It's also worth adding to Hattig's elegant description, that one of the unique advantages of reproducing the Amiga technology in this particular way is that the hardware designs aren't set in stone (or rather silicon, in this case!). This means the design can tweaked, refined, upgraded and improved as developers create ever-better ways of doing things. This can include finding ways of sidestepping old limitations, or even removing them altogether.
For example: The Amiga AGA chip set was coded to support a fixed 2MB of CHIP RAM. This limited the resolutions etc. which could be supported. That limitation has been removed completely in Minimig AGA / FPGAArcade Replay, which can support unto 50MB CHIP RAM.

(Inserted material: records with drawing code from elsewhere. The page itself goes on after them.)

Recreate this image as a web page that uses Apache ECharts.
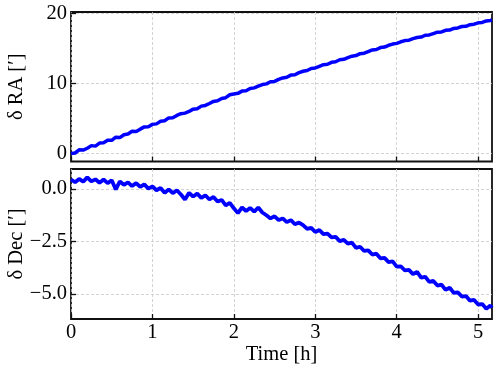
<!DOCTYPE html>
<html><head><meta charset="utf-8">
<script src="https://cdn.jsdelivr.net/npm/echarts@6/dist/echarts.min.js"></script>
<style>html,body{margin:0;padding:0;background:#fff}#c{width:499px;height:371px}</style>
</head><body><div id="c"></div>
<script>
const hours = [0,0.05,0.1,0.15,0.2,0.25,0.3,0.35,0.4,0.45,
0.5,0.55,0.6,0.65,0.7,0.75,0.8,0.85,0.9,0.95,
1,1.05,1.1,1.15,1.2,1.25,1.3,1.35,1.4,1.45,
1.5,1.55,1.6,1.65,1.7,1.75,1.8,1.85,1.9,1.95,
2,2.05,2.1,2.15,2.2,2.25,2.3,2.35,2.4,2.45,
2.5,2.55,2.6,2.65,2.7,2.75,2.8,2.85,2.9,2.95,
3,3.05,3.1,3.15,3.2,3.25,3.3,3.35,3.4,3.45,
3.5,3.55,3.6,3.65,3.7,3.75,3.8,3.85,3.9,3.95,
4,4.05,4.1,4.15,4.2,4.25,4.3,4.35,4.4,4.45,
4.5,4.55,4.6,4.65,4.7,4.75,4.8,4.85,4.9,4.95,
5,5.05,5.1,5.15,5.17];
const deltaRA = [0.02,0.10,0.55,0.52,0.78,1.15,1.08,1.52,1.55,1.92,
1.90,2.35,2.30,2.70,2.80,3.20,3.15,3.50,3.82,3.85,
4.18,4.25,4.62,4.70,5.10,5.12,5.45,5.70,5.78,6.02,
6.35,6.42,6.78,6.88,7.15,7.45,7.55,7.88,7.98,8.40,
8.50,8.60,8.92,8.98,9.30,9.38,9.62,9.85,9.95,10.25,
10.30,10.58,10.80,10.90,11.20,11.25,11.55,11.75,11.85,12.15,
12.22,12.45,12.68,12.75,13.02,13.10,13.38,13.45,13.70,13.90,
13.98,14.25,14.32,14.55,14.78,14.85,15.12,15.20,15.45,15.62,
15.72,15.95,16.12,16.18,16.40,16.55,16.62,16.88,16.92,17.12,
17.32,17.35,17.58,17.62,17.85,17.92,18.12,18.15,18.38,18.45,
18.65,18.70,18.92,18.98,19.05];
const deltaDec = [0.45,0.32,0.48,0.35,0.55,0.36,0.46,0.30,0.45,0.28,
0.42,-0.02,0.36,0.20,0.32,0.14,0.28,0.10,0.22,0.02,
0.12,-0.06,0.05,-0.18,-0.02,-0.20,-0.06,-0.26,-0.50,-0.18,
-0.36,-0.22,-0.42,-0.30,-0.50,-0.38,-0.60,-0.52,-0.78,-0.66,
-0.92,-1.15,-0.88,-1.05,-0.90,-1.08,-0.88,-1.12,-1.25,-1.40,
-1.30,-1.48,-1.40,-1.58,-1.48,-1.68,-1.60,-1.72,-1.90,-1.85,
-2.05,-1.95,-2.15,-2.12,-2.30,-2.28,-2.48,-2.42,-2.60,-2.55,
-2.80,-2.75,-2.95,-2.92,-3.12,-3.08,-3.30,-3.28,-3.48,-3.45,
-3.70,-3.68,-3.88,-3.85,-4.05,-3.95,-4.22,-4.18,-4.42,-4.38,
-4.60,-4.55,-4.80,-4.70,-4.95,-4.92,-5.12,-5.10,-5.32,-5.28,
-5.50,-5.48,-5.70,-5.55,-5.65];
const xTicks = [0,1,2,3,4,5];
const raTicks = [0,10,20];
const decTicks = [-5,-2.5,0];
const xLabel = 'Time [h]';
const raLabel = 'δ RA [′]';
const decLabel = 'δ Dec [′]';

const FONT = '"Liberation Serif","DejaVu Serif",serif';
const FS = 20.5;
const gridLine = {show:true, lineStyle:{color:'#c8c8c8', width:0.8, type:[3,2]}};
const tick = (vals)=>({show:true, inside:true, length:5, customValues:vals, lineStyle:{color:'#111', width:1.3}});
const fmt = v => (v<0?'\u2212':'') + Math.abs(v).toFixed(1);
const noLine = {show:false, onZero:false};

const chart = echarts.init(document.getElementById('c'), null, {renderer:'canvas'});
chart.setOption({
  animation:false,
  backgroundColor:'#fff',
  grid:[
    {left:71, top:12, width:421, height:149.5, outerBoundsMode:'none', containLabel:false, show:true, borderColor:'#111', borderWidth:1.8, backgroundColor:'transparent'},
    {left:71, top:169, width:421, height:150, outerBoundsMode:'none', containLabel:false, show:true, borderColor:'#111', borderWidth:1.8, backgroundColor:'transparent'}
  ],
  xAxis:[
    {type:'value', gridIndex:0, min:0, max:5.17, axisLine:noLine, axisTick:tick(xTicks),
     axisLabel:{show:false, customValues:xTicks}, splitLine:gridLine},
    {type:'value', gridIndex:1, min:0, max:5.17, axisLine:noLine, axisTick:tick(xTicks),
     axisLabel:{show:true, customValues:xTicks, margin:3, fontFamily:FONT, fontSize:FS, color:'#000'},
     splitLine:gridLine, name:xLabel, nameLocation:'middle', nameGap:25, nameMoveOverlap:false,
     nameTextStyle:{fontFamily:FONT, fontSize:FS, color:'#000'}}
  ],
  yAxis:[
    {type:'value', gridIndex:0, min:-1.11, max:20.19, axisLine:noLine, axisTick:tick(raTicks),
     axisLabel:{show:true, customValues:raTicks, margin:4, fontFamily:FONT, fontSize:FS, color:'#000'},
     splitLine:gridLine, name:raLabel, nameLocation:'middle', nameGap:44, nameMoveOverlap:false,
     nameTextStyle:{fontFamily:FONT, fontSize:FS, color:'#000'}},
    {type:'value', gridIndex:1, min:-6.19, max:0.952, axisLine:noLine, axisTick:tick(decTicks),
     axisLabel:{show:true, customValues:decTicks, margin:4, fontFamily:FONT, fontSize:FS, color:'#000', formatter:fmt},
     splitLine:gridLine, name:decLabel, nameLocation:'middle', nameGap:44, nameMoveOverlap:false,
     nameTextStyle:{fontFamily:FONT, fontSize:FS, color:'#000'}}
  ],
  series:[
    {type:'line', xAxisIndex:0, yAxisIndex:0, data:hours.map((h,i)=>[h,deltaRA[i]]), showSymbol:false,
     lineStyle:{color:'#0000ff', width:3.5}, clip:true},
    {type:'line', xAxisIndex:1, yAxisIndex:1, data:hours.map((h,i)=>[h,deltaDec[i]]), showSymbol:false,
     lineStyle:{color:'#0000ff', width:3.8}, clip:true}
  ]
});
</script></body></html>
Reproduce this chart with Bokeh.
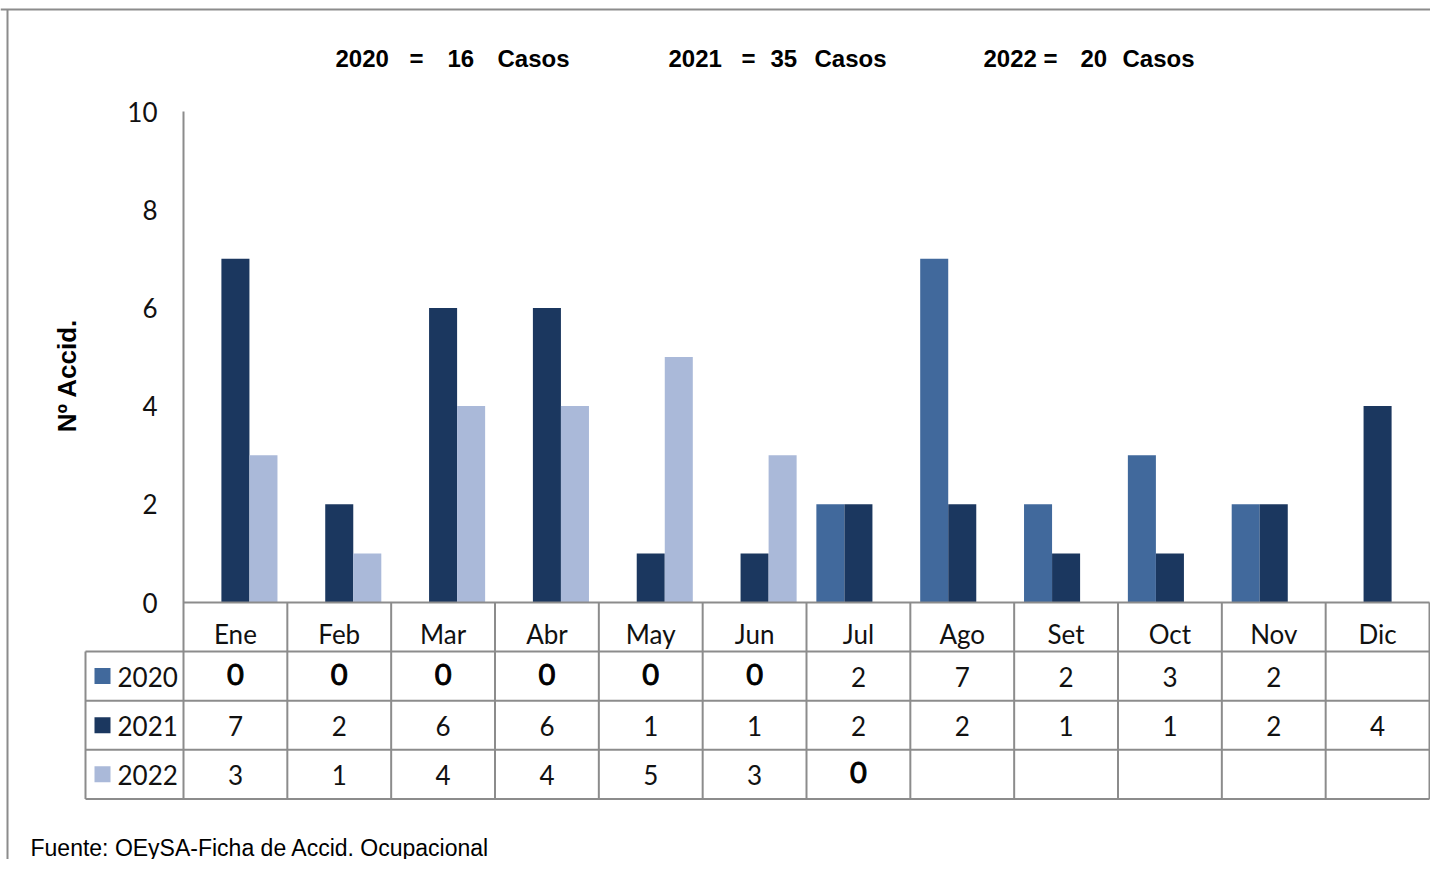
import math
from bokeh.plotting import figure
from bokeh.models import Range1d
from bokeh.core.properties import value
from bokeh.embed import file_html
from bokeh.resources import INLINE

# ---------------- data ----------------
months = ["Ene", "Feb", "Mar", "Abr", "May", "Jun", "Jul", "Ago", "Set", "Oct", "Nov", "Dic"]
years = ["2020", "2021", "2022"]
v2020 = [0, 0, 0, 0, 0, 0, 2, 7, 2, 3, 2, None]
v2021 = [7, 2, 6, 6, 1, 1, 2, 2, 1, 1, 2, 4]
v2022 = [3, 1, 4, 4, 5, 3, 0, None, None, None, None, None]
y_ticks = [0, 2, 4, 6, 8, 10]
y_title = "Nº Accid."
footer = "Fuente: OEySA-Ficha de Accid. Ocupacional"

# ---------------- style / layout ----------------
colors = ["#41699C", "#1B375F", "#AAB9D9"]
GRID = "#8C8C8C"
CAL = "Lato"
ARIAL = "Liberation Sans"

CW, CH = 1430, 859          # canvas size
OX, OY = 183, 602           # canvas px of plot origin
UX = (1429 - 183) / 12.0    # px per month
UY = (602 - 111) / 10.0     # px per unit


def dx(px):
    return (px - OX) / UX


def dy(py):
    return (OY - py) / UY


p = figure(width=CW, height=CH, output_backend="svg", toolbar_location=None,
           x_axis_type=None, y_axis_type=None,
           x_range=Range1d(dx(0), dx(CW)),
           y_range=Range1d(dy(CH), dy(0)),
           min_border=0)
p.outline_line_color = None
p.xgrid.visible = False
p.ygrid.visible = False
p.background_fill_color = "white"
p.border_fill_color = "white"

# outer frame (top and left edges)
p.segment(x0=[dx(0)], y0=[dy(9)], x1=[dx(CW)], y1=[dy(9)], line_color=GRID, line_width=2)
p.segment(x0=[dx(7)], y0=[dy(9)], x1=[dx(7)], y1=[dy(CH)], line_color=GRID, line_width=2)

# ---------------- bars ----------------
series = [v2020, v2021, v2022]
BW = 0.27
for k, vals in enumerate(series):
    xs, tops = [], []
    for i, v in enumerate(vals):
        if v is None:
            continue
        xs.append(i + 0.5 + (k - 1) * BW)
        tops.append(v)
    p.vbar(x=xs, top=tops, bottom=0, width=BW, fill_color=colors[k], line_color=None)

# ---------------- axis & table lines ----------------
n = len(months)
nrows = len(years)
legend_left = dx(85)
p.segment(x0=[0], y0=[y_ticks[-1]], x1=[0], y1=[-1 - nrows], line_color=GRID, line_width=2)
p.segment(x0=[0], y0=[0], x1=[n], y1=[0], line_color=GRID, line_width=2)
hy = [-1 - r for r in range(nrows + 1)]
p.segment(x0=[legend_left] * (nrows + 1), y0=hy, x1=[n] * (nrows + 1), y1=hy, line_color=GRID, line_width=2)
vx = list(range(1, n + 1))
p.segment(x0=vx, y0=[0] * n, x1=vx, y1=[-1 - nrows] * n, line_color=GRID, line_width=2)
p.segment(x0=[legend_left], y0=[-1], x1=[legend_left], y1=[-1 - nrows], line_color=GRID, line_width=2)

TXT = "#111111"

# ---------------- y tick labels ----------------
p.text(x=[dx(157)] * len(y_ticks), y=y_ticks,
       text=[str(t) for t in y_ticks], text_align="right", text_baseline="middle",
       text_font=value(CAL), text_font_size="26px", text_color=TXT)

# ---------------- y axis title ----------------
p.text(x=[dx(66)], y=[dy(375)], text=[y_title], angle=math.pi / 2,
       text_align="center", text_baseline="middle",
       text_font=value(ARIAL), text_font_style="bold", text_font_size="26px", text_color="black")

# ---------------- header row (months) ----------------
p.text(x=[i + 0.5 for i in range(n)], y=[-31.5 / UY] * n, text=months,
       text_align="center", text_baseline="middle",
       text_font=value(CAL), text_font_size="26px", text_color=TXT)

# ---------------- data rows ----------------
ROWC = 25 / UY
for k, vals in enumerate(series):
    row_top = -1 - k
    norm_x, norm_t, zero_x = [], [], []
    for i, v in enumerate(vals):
        if v is None:
            continue
        if v == 0:
            zero_x.append(i + 0.5)
        else:
            norm_x.append(i + 0.5)
            norm_t.append(str(v))
    p.text(x=norm_x, y=[row_top - ROWC] * len(norm_x), text=norm_t,
           text_align="center", text_baseline="middle",
           text_font=value(CAL), text_font_size="26px", text_color=TXT)
    if zero_x:
        p.text(x=zero_x, y=[row_top - 23 / UY] * len(zero_x), text=["0"] * len(zero_x),
               text_align="center", text_baseline="middle",
               text_font=value(CAL), text_font_size="29px", text_color="black",
               text_outline_color="black")
    # legend key + label
    p.rect(x=[dx(102)], y=[row_top - 24.5 / UY], width=16 / UX, height=16 / UY,
           fill_color=colors[k], line_color=None)
    p.text(x=[dx(117)], y=[row_top - ROWC], text=[years[k]],
           text_align="left", text_baseline="middle",
           text_font=value(CAL), text_font_size="26px", text_color=TXT)

# ---------------- title (totals) ----------------
totals = [sum(v for v in s if v is not None) for s in series]
group_x = [(335, 409, 447, 497), (668, 741, 770, 814), (983, 1043, 1080, 1122)]
for k in range(len(years)):
    gx = group_x[k]
    toks = [years[k], "=", str(totals[k]), "Casos"]
    p.text(x=[dx(g) for g in gx], y=[dy(58)] * 4, text=toks,
           text_align="left", text_baseline="middle",
           text_font=value(ARIAL), text_font_style="bold", text_font_size="24px", text_color="black")

# ---------------- footer ----------------
p.text(x=[dx(30)], y=[dy(847)], text=[footer], text_align="left", text_baseline="middle",
       text_font=value(ARIAL), text_font_size="23px", text_color="black")

open("out.html", "w").write(file_html(p, INLINE))
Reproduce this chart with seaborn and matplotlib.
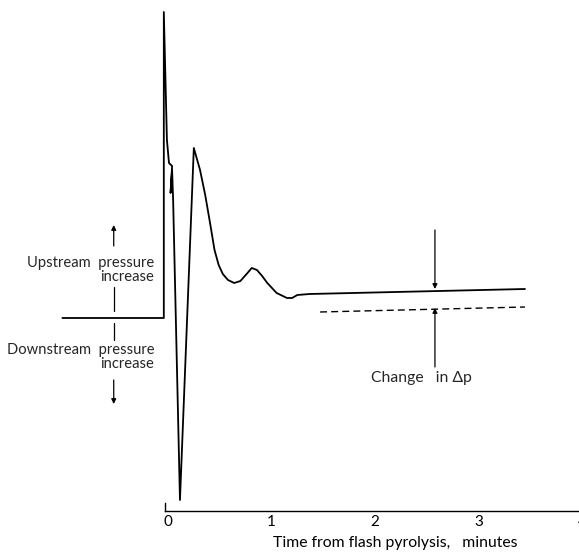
"""Pressure trace after flash pyrolysis (schematic)."""

import matplotlib

matplotlib.use("Agg")

import matplotlib.pyplot as plt
import pandas as pd
import seaborn as sns

# trace: time in minutes, pressure in arbitrary units
time_min = [-1.02, -0.04, -0.04, -0.01, 0.01, 0.04, 0.025, 0.04, 0.05, 0.116,
            0.25, 0.31, 0.36, 0.41, 0.45, 0.49, 0.53, 0.58, 0.64, 0.70,
            0.76, 0.81, 0.86, 0.91, 0.96, 1.05, 1.15, 1.20, 1.25, 1.37, 3.45]
pressure = [0.0, 0.0, 3.06, 1.78, 1.55, 1.52, 1.25, 1.48, 1.18, -1.82,
            1.70, 1.48, 1.23, 0.93, 0.68, 0.53, 0.44, 0.38, 0.35, 0.37,
            0.44, 0.50, 0.48, 0.42, 0.35, 0.25, 0.20, 0.20, 0.23, 0.24, 0.29]

# original baseline (dashed)
base_time = [1.47, 3.45]
base_pressure = [0.06, 0.11]

x_ticks = [0, 1, 2, 3, 4]
x_label = "Time from flash pyrolysis,   minutes"

trace = pd.DataFrame({"t": time_min, "p": pressure})
base = pd.DataFrame({"t": base_time, "p": base_pressure})

sns.set_theme(style="white")
plt.rcParams["font.family"] = ["Lato", "DejaVu Sans"]

fig = plt.figure(figsize=(5.79, 5.57), dpi=100)
ax = fig.add_axes([0.0, 0.0826, 1.005, 0.9174])

sns.lineplot(data=trace, x="t", y="p", sort=False, estimator=None,
             color="black", linewidth=1.3, ax=ax)
sns.lineplot(data=base, x="t", y="p", sort=False, estimator=None,
             color="black", linewidth=1.0, linestyle=(0, (5, 3)), ax=ax)

ax.set_xlim(-1.623, 4.0)
ax.set_ylim(-1.93, 3.18)

# only the bottom axis and a tiny corner at the origin
for side in ["top", "right"]:
    ax.spines[side].set_visible(False)
ax.spines["bottom"].set_bounds(-0.03, 4.0)
ax.spines["bottom"].set_color("black")
ax.spines["bottom"].set_linewidth(1.0)
ax.spines["left"].set_position(("data", -0.03))
ax.spines["left"].set_bounds(-1.93, -1.85)
ax.spines["left"].set_color("black")
ax.spines["left"].set_linewidth(1.0)

ax.set_xticks(x_ticks)
ax.set_xticklabels([str(v) for v in x_ticks])
ax.set_yticks([])
ax.tick_params(axis="x", direction="in", length=3, width=0.8, colors="black",
               labelsize=11, pad=3)
ax.set_xlabel(x_label, fontsize=11.3, color="black", labelpad=2)
ax.xaxis.set_label_coords(0.68, -0.048)
ax.set_ylabel("")

arrow = dict(arrowstyle="-|>", color="black", lw=0.9, mutation_scale=7,
             shrinkA=0, shrinkB=0)

# left-hand direction labels with broken arrows
ax.annotate("", xy=(-0.524, 0.93), xytext=(-0.524, 0.72), arrowprops=arrow)
ax.plot([-0.524, -0.524], [0.31, 0.07], color="black", lw=0.9)
ax.text(-0.13, 0.475, "Upstream  pressure\nincrease", ha="right", va="center",
        multialignment="right", fontsize=10.6, linespacing=1.0)
ax.plot([-0.524, -0.524], [-0.05, -0.22], color="black", lw=0.9)
ax.text(-0.13, -0.39, "Downstream  pressure\nincrease", ha="right", va="center",
        multialignment="right", fontsize=10.6, linespacing=1.0)
ax.annotate("", xy=(-0.524, -0.86), xytext=(-0.524, -0.62), arrowprops=arrow)

# change in pressure drop
ax.annotate("", xy=(2.58, 0.29), xytext=(2.58, 0.88), arrowprops=arrow)
ax.annotate("", xy=(2.58, 0.10), xytext=(2.58, -0.49), arrowprops=arrow)
ax.text(1.96, -0.60, "Change   in \u0394p", ha="left", va="center", fontsize=11.3)

fig.savefig("out.png", dpi=100, facecolor="white")
plt.close(fig)
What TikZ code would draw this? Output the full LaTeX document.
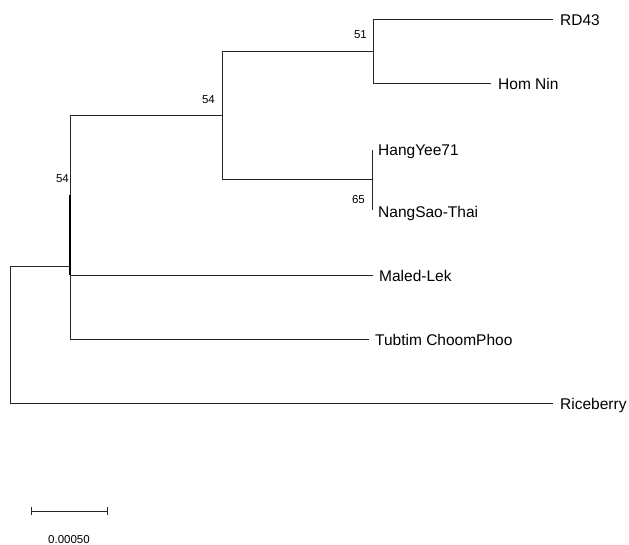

Also, one question which comes up a lot is what kind of CPU the Replay etc. reproduces. This question can actually result in confusing or imprecise answers, because it's possible to do things in FPGA which were never done in silicon. For example, what would you rather have: A 68060 running at 100MHz but which is less compatible with software than a 68020 -- or an 68020 which runs at speeds which outperform an 68060, yet has the advantage of offering better compatibility?
I think we'd all prefer the 68020 - but if it makes us feel better, we can call it an 68050 or an 68070, or if NatAmi objects we can call it something else, it really doesn't matter. What matters is what kind of performance we can achieve whilst preserving maximum compatibility too.
In the same way that CPUs can be tweaked and improved over the original designs, the Amiga's graphical and sound capabilities can be enhanced, as well. We can incorporate chunky modes into our FPGA implementation alongside enhanced AGA modes. It can be like having the AAA chipset
and a Picasso graphics card as well, all coded into FPGA!
So, not only is the FPGAArcade Replay not emulation, but it also goes beyond simple cloning too. This allows for the Amiga's design, chip set, to be further improved beyond the capabilities of the original.